A three-judge bench comprising Chief Justice K G Balakrishnan and Justices Arijit Pasayat and S H Kapadia issued notices to the Centre and all the states on the petition challenging the validity of STs and other traditional forest dwellers (Recognition of Forest Rights Act 2006), which seeks to recognise and give forest rights including forest land to tribals and the natives of the forests.
The Act was notified by the Union Government in January this year after a prolonged legal battle between Wildlife experts and Tribal activists.
According to the petitioners including Bombay Natural History Society (BNHS), the main issue raised is whether Parliament can make laws in relation to forests which are a state subject.
The petitoners have also pointed out several ambiguities in the Act which will create serious problems in its implementations.
The petition filed by BNHS has also contended that the impugned Act also violated the fundamental rights of the petitioners to life and equality, and the Act is against the principles of sustainable development.

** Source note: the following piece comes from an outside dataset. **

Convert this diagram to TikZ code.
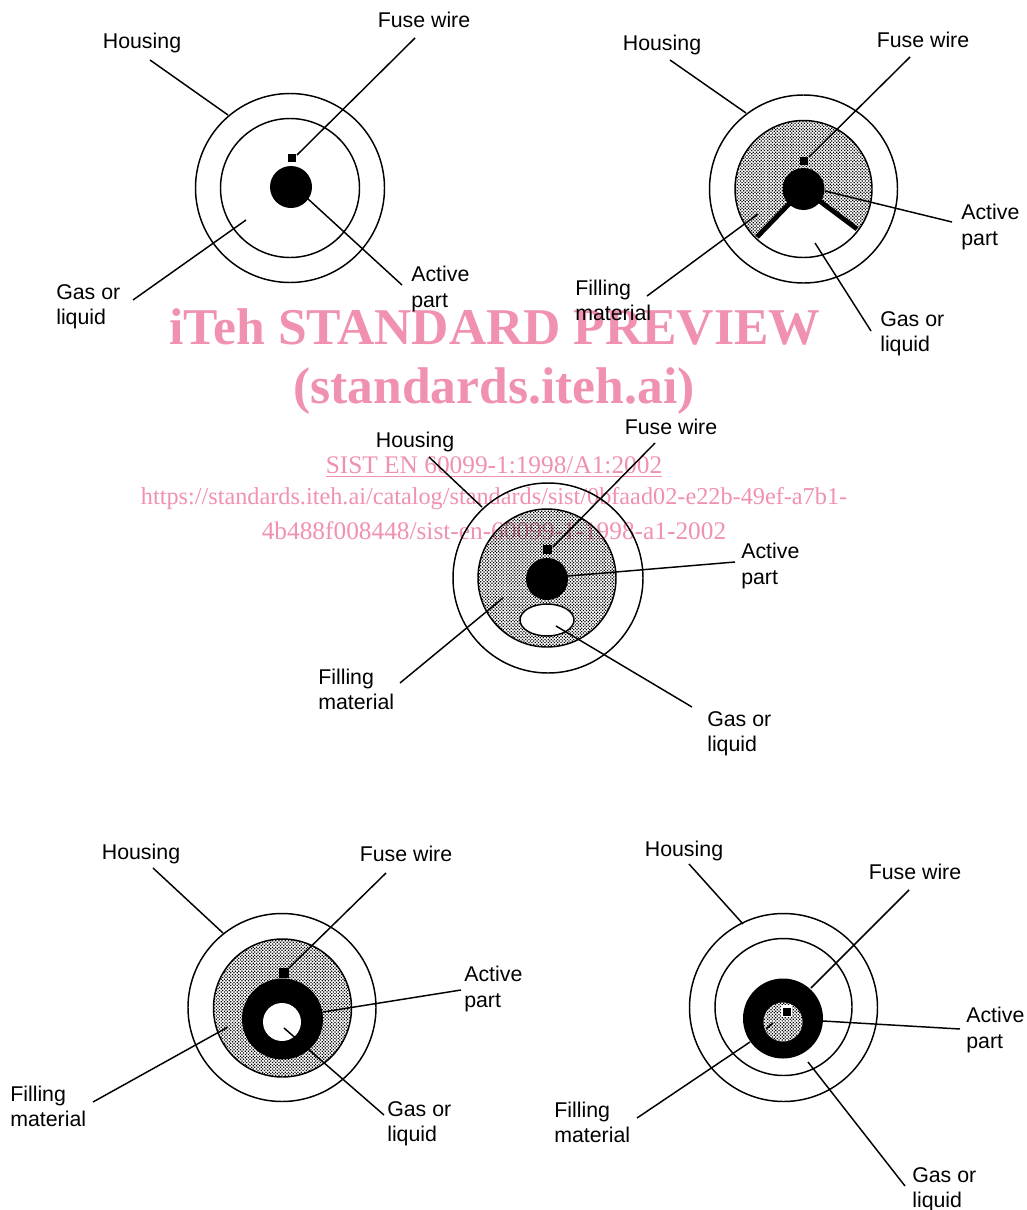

Another petitioner Wildlife First, Nature, Conservation, Society and Tiger Research and Conservation Trust also contended that the Act invades the powers of Gram Sabha and phrases like customary boundary of the village are vague and cannot be defined.
According to tribal groups, this is an attempt to sabotage the implementation of the Act, the sole aim of which is to deny the tribals, who mostly belong to the weaker and down-trodden segment of the society.
The apex court also directed that the national parks and wildlife sanctuaries should not be disturbed until and unless it is extremely necessary.